Piggybacking on the success of the Toronto Raptors basketball team, and cleverly using the French word for bicycle as a nod to Toronto’s great multicultural personality, the Velociraptor would make for a stellar moniker for the bike rentals! (Suggestion: dinosaur arms holding a basket protruding from handlebars of bike)

 

6.   The Catapult

Given that the streetcar tracks all over the city streets spell doom for cyclists, especially those (tourists) not familiar with the roads, and typically catapult cyclists into cars and streetlights, the Catapult is a perfect name for the bikes.

catapult

 

7. LAGFPPS’s (Little Above Ground Foot-Powered Private Subways)

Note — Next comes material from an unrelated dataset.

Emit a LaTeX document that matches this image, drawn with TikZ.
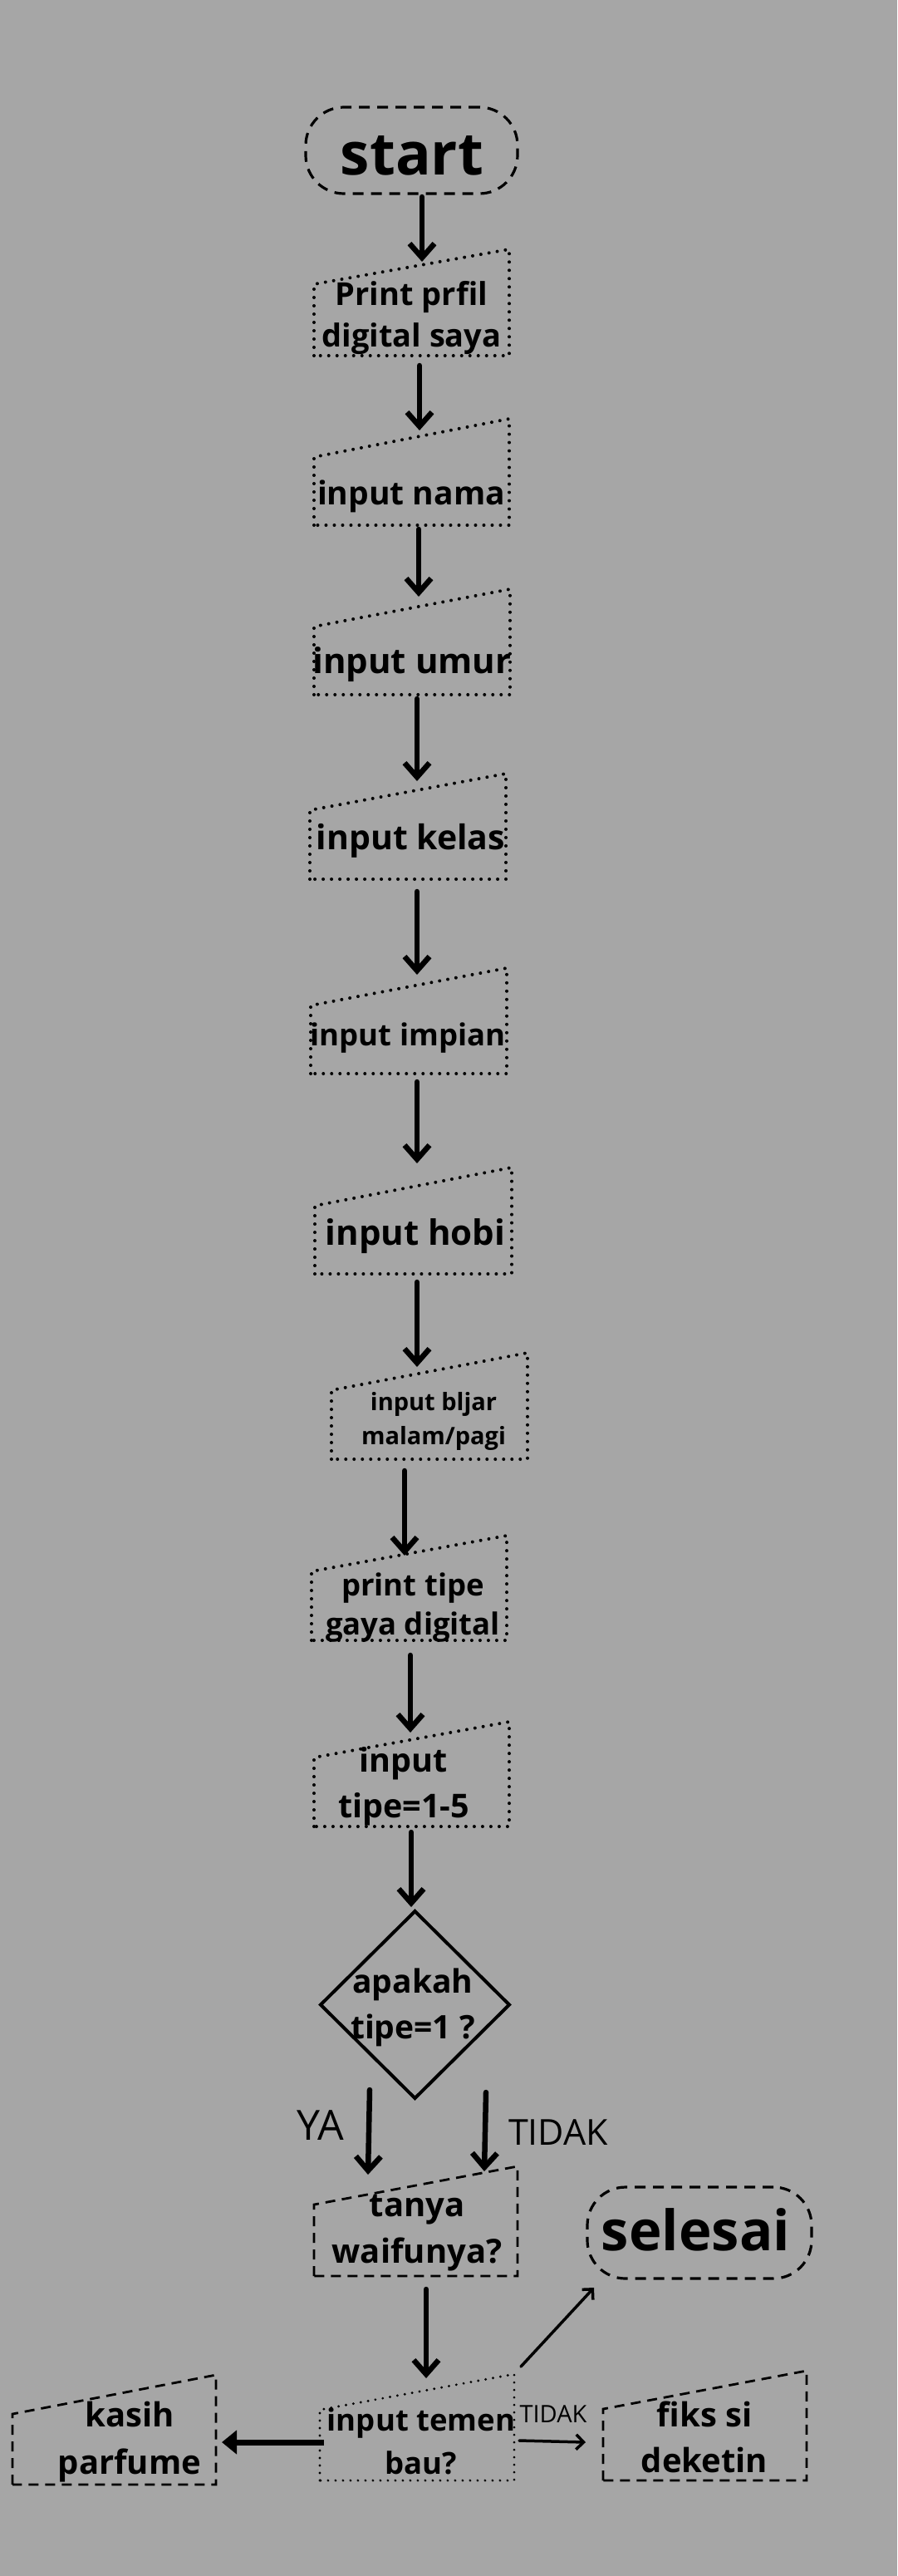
\documentclass[tikz,border=0pt]{standalone}
\usepackage{fontspec}
\setmainfont{Open Sans}
\usetikzlibrary{arrows.meta,calc,shapes.geometric}
\newcommand\ml[1]{\begin{tabular}[t]{@{}c@{}}#1\end{tabular}}
\newcommand\fsz[2]{\fontsize{#1}{#2}\selectfont}
\newcommand\maninp[3]{\draw[#3] (#1.south west) -- ($(#1.north west)+(0,#2)$) -- (#1.north east) -- (#1.south east) -- cycle;}
\definecolor{bg}{RGB}{166,166,166}
\begin{document}
\begin{tikzpicture}[x=1pt,y=-1pt,
  every node/.style={inner sep=0pt,outer sep=0pt},
  boxn/.style 2 args={rectangle,minimum width=#1,minimum height=#2},
  tb/.style 2 args={anchor=base,font=\bfseries\fsz{#1}{#2}},
  tr/.style={anchor=base,font=\fsz{#1}{#1}},
  dotb/.style={line width=4pt,line cap=round,dash pattern=on 0pt off 10pt},
  dotsm/.style={line width=3.2pt,line cap=round,dash pattern=on 0pt off 9pt},
  dashb/.style={line width=2.8pt,dash pattern=on 12pt off 8pt},
  termb/.style={draw,line width=3.2pt,dash pattern=on 13pt off 9pt,rounded corners=46pt},
  arr/.style={line width=6.5pt,line cap=round,-{Straight Barb[length=17pt,width=30pt,line width=6.5pt]}},
  thinarr/.style={line width=3.5pt,line cap=round,-{Straight Barb[length=9pt,width=18pt,line width=3.5pt]}},
  triarr/.style={line width=7pt,-{Triangle[length=18pt,width=28pt]}}
]
\useasboundingbox (0,0) rectangle (1080,3100);
\fill[bg] (0,0) rectangle (1080,3100);

% terminals
\node[termb,boxn={255}{104}] (start) at (495.5,181) {};
\node[tb={71}{80}] (tstart) at (496,210) {start};
\node[termb,boxn={270}{110}] (selesai) at (842,2687) {};
\node[tb={67}{75}] (tsel) at (837.5,2708) {selesai};

% manual input boxes
\node[boxn={235}{128}] (b1) at (495.5,364) {};
\maninp{b1}{42}{dotb}
\node[tb={38}{50}] (t1) at (495.5,367) {\ml{Print prfil\\digital saya}};

\node[boxn={235}{128}] (b2) at (495.5,568) {};
\maninp{b2}{46}{dotb}
\node[tb={39}{50}] (t2) at (495,607) {input nama};

\node[boxn={236}{127}] (b3) at (496,772.5) {};
\maninp{b3}{45}{dotb}
\node[tb={42}{50}] (t3) at (496,810) {input umur};

\node[boxn={236}{127}] (b4) at (491,994.5) {};
\maninp{b4}{44}{dotb}
\node[tb={41}{50}] (t4) at (494.5,1022) {input kelas};

\node[boxn={236}{127}] (b5) at (492,1228.5) {};
\maninp{b5}{45}{dotb}
\node[tb={36.5}{50}] (t5) at (491,1258) {input impian};

\node[boxn={237}{128}] (b6) at (497.5,1469) {};
\maninp{b6}{46}{dotb}
\node[tb={42}{50}] (t6) at (500,1498) {input hobi};

\node[boxn={236}{128}] (b7) at (517,1692) {};
\maninp{b7}{45}{dotb}
\node[tb={29}{41}] (t7) at (522,1697) {\ml{input bljar\\malam/pagi}};

\node[boxn={235}{126}] (b8) at (492.5,1911) {};
\maninp{b8}{43}{dotb}
\node[tb={36.5}{47}] (t8) at (497,1920) {\ml{print tipe\\gaya digital}};

\node[boxn={235}{126}] (b9) at (495.5,2135) {};
\maninp{b9}{43}{dotb}
\node[tb={39.5}{55}] (t9) at (486,2132) {\ml{input\\tipe=1-5}};

% decision
\node[diamond,draw,line width=4pt,minimum width=227,minimum height=225] (dia) at (499.5,2412.5) {};
\node[tb={39}{55}] (tdia) at (497,2398) {\ml{apakah\\tipe=1 ?}};

\node[boxn={245}{132}] (b10) at (500.5,2673) {};
\maninp{b10}{46}{dashb}
\node[tb={40}{56}] (t10) at (502,2667) {\ml{tanya\\waifunya?}};

\node[boxn={234}{128}] (b11) at (502,2921) {};
\maninp{b11}{43}{dotsm}
\node[tb={36.5}{52}] (t11) at (507,2925) {\ml{input temen\\bau?}};

\node[boxn={245}{132}] (b12) at (137.5,2924) {};
\maninp{b12}{47}{dashb}
\node[tb={40}{57}] (t12) at (156,2920) {\ml{kasih\\parfume}};

\node[boxn={245}{132}] (b13) at (848.5,2919) {};
\maninp{b13}{46}{dashb}
\node[tb={40}{55}] (t13) at (848,2920) {\ml{fiks si\\deketin}};

% branch labels
\node[tr=50] (lya) at (386,2575) {YA};
\node[tr=43] (ltidak) at (672,2581) {TIDAK};
\node[tr=29] (ltidak2) at (666,2915) {TIDAK};

% connectors
\draw[arr] ($(start.south)+(12.5,4)$) -- ($(b1.north)+(12.5,15)$);
\draw[arr] ($(b1.south)+(9.5,12)$) -- ($(b2.north)+(9.5,14)$);
\draw[arr] ($(b2.south)+(8.5,5)$) -- ($(b3.north)+(8,9)$);
\draw[arr] ($(b3.south)+(6,5)$) -- ($(b4.north)+(11,9)$);
\draw[arr] ($(b4.south)+(11,15)$) -- ($(b5.north)+(10,8)$);
\draw[arr] ($(b5.south)+(10,10)$) -- ($(b6.north)+(4.5,-5)$);
\draw[arr] ($(b6.south)+(4.5,10)$) -- ($(b7.north)+(-15,17)$);
\draw[arr] ($(b7.south)+(-30,14)$) -- ($(b8.north)+(-5.5,24)$);
\draw[arr] ($(b8.south)+(1.5,18)$) -- ($(b9.north)+(-1.5,13)$);
\draw[arr] ($(b9.south)+(-0.5,7)$) -- ($(dia.north)+(-4.5,-5)$);
\draw[arr] ($(dia.south)+(-54.5,-10)$) -- ($(b10.north)+(-57.5,10)$);
\draw[arr] ($(dia.south)+(85.5,-7)$) -- ($(b10.north)+(82.5,6)$);
\draw[arr] ($(b10.south)+(12.5,16)$) -- ($(b11.north)+(11,5)$);
\draw[thinarr] ($(b11.north east)+(8,-9)$) -- ($(selesai.south west)+(8,11)$);
\draw[thinarr] ($(b11.east)+(6,16)$) -- ($(b13.west)+(-21,20)$);
\draw[triarr] ($(b11.west)+(5,18)$) -- ($(b12.east)+(7,15)$);
\end{tikzpicture}
\end{document}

In keeping with Rob Ford’s promise to bring more subways to Toronto, this name will revolutionize the public’s perception of just what a subway is and will, as usual, save the taxpayer billions of dollars.

 

8. The Ton O’ Fun

This playful name will combine the weight of the bike with the joy of cycling, making an adventure on the city streets as much fun as a carnival ride!

 

9. The Ontarian

A classic homage to this great province in which we live!

 

10.  The Pussy Wagon

This name, once again inspired by Toronto’s Mayor, references his statement that he “has more than enough pussy to eat at home.”  Gritty, urban and controversial, it gives Toronto the World Class, Tarantinoesque edge it has always sought.